▶ **Work instructions**
Print exactly the lines from the first one down to the line that contains "anchor=west, inner sep=0pt]", both included, and skip the pictures.

▶ **Data segment**
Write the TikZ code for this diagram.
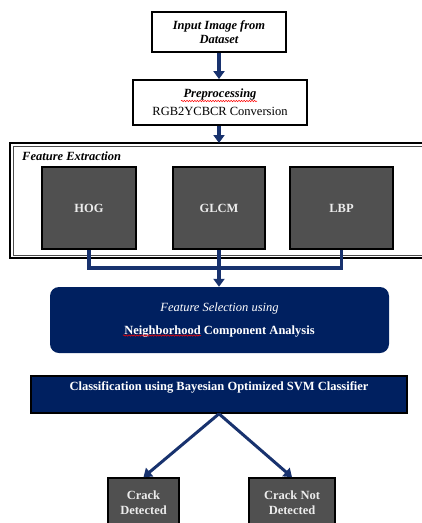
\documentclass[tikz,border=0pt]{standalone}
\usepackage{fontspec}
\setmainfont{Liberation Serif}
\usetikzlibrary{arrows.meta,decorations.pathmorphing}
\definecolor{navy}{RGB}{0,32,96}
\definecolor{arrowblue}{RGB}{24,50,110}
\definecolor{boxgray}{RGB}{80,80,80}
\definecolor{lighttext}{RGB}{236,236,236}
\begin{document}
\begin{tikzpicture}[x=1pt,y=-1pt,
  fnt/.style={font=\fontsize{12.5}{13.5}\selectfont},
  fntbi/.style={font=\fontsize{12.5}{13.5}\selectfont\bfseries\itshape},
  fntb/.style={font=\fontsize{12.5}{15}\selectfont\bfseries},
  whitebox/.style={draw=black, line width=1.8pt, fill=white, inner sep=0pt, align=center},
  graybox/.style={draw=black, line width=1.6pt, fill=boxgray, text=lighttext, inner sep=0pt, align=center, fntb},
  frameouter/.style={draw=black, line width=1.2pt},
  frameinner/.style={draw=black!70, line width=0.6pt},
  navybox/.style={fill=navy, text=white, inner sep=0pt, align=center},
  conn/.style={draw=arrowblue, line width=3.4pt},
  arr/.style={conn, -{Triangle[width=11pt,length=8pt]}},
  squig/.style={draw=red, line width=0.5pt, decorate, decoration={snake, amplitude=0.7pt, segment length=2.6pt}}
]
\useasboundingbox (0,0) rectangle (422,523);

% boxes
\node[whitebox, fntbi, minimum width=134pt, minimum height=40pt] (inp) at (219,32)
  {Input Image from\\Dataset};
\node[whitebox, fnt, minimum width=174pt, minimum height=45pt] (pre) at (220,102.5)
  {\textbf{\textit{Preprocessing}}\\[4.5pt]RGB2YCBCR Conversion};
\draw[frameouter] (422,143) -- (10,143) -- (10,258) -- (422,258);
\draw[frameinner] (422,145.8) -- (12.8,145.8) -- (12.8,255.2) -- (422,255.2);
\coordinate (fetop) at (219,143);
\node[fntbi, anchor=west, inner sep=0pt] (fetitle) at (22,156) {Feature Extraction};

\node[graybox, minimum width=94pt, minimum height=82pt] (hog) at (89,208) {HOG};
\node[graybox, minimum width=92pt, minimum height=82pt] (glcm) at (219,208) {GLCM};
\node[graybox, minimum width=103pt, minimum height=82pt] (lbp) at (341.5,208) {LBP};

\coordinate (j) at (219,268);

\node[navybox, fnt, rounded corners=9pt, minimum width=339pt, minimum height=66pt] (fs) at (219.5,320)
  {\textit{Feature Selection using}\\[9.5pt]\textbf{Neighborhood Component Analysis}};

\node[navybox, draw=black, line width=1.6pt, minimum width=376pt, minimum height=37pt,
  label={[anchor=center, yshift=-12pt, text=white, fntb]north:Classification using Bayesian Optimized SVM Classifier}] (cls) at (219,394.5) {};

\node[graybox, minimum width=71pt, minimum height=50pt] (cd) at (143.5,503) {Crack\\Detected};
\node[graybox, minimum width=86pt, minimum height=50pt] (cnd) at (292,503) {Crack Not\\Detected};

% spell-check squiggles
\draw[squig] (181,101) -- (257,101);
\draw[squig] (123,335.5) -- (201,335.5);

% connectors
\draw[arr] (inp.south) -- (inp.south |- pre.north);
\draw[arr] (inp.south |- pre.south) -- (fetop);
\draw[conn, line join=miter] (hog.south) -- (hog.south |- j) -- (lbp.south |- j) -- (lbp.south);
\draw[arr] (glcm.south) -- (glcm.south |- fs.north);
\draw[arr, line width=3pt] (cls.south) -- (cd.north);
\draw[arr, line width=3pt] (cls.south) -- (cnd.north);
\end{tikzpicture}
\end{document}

▶ **Task response**
Write the TikZ code for this diagram.
\documentclass[tikz,border=0pt]{standalone}
\usepackage{fontspec}
\setmainfont{Liberation Serif}
\usetikzlibrary{arrows.meta,decorations.pathmorphing}
\definecolor{navy}{RGB}{0,32,96}
\definecolor{arrowblue}{RGB}{24,50,110}
\definecolor{boxgray}{RGB}{80,80,80}
\definecolor{lighttext}{RGB}{236,236,236}
\begin{document}
\begin{tikzpicture}[x=1pt,y=-1pt,
  fnt/.style={font=\fontsize{12.5}{13.5}\selectfont},
  fntbi/.style={font=\fontsize{12.5}{13.5}\selectfont\bfseries\itshape},
  fntb/.style={font=\fontsize{12.5}{15}\selectfont\bfseries},
  whitebox/.style={draw=black, line width=1.8pt, fill=white, inner sep=0pt, align=center},
  graybox/.style={draw=black, line width=1.6pt, fill=boxgray, text=lighttext, inner sep=0pt, align=center, fntb},
  frameouter/.style={draw=black, line width=1.2pt},
  frameinner/.style={draw=black!70, line width=0.6pt},
  navybox/.style={fill=navy, text=white, inner sep=0pt, align=center},
  conn/.style={draw=arrowblue, line width=3.4pt},
  arr/.style={conn, -{Triangle[width=11pt,length=8pt]}},
  squig/.style={draw=red, line width=0.5pt, decorate, decoration={snake, amplitude=0.7pt, segment length=2.6pt}}
]
\useasboundingbox (0,0) rectangle (422,523);

% boxes
\node[whitebox, fntbi, minimum width=134pt, minimum height=40pt] (inp) at (219,32)
  {Input Image from\\Dataset};
\node[whitebox, fnt, minimum width=174pt, minimum height=45pt] (pre) at (220,102.5)
  {\textbf{\textit{Preprocessing}}\\[4.5pt]RGB2YCBCR Conversion};
\draw[frameouter] (422,143) -- (10,143) -- (10,258) -- (422,258);
\draw[frameinner] (422,145.8) -- (12.8,145.8) -- (12.8,255.2) -- (422,255.2);
\coordinate (fetop) at (219,143);
\node[fntbi, anchor=west, inner sep=0pt] (fetitle) at (22,156) {Feature Extraction};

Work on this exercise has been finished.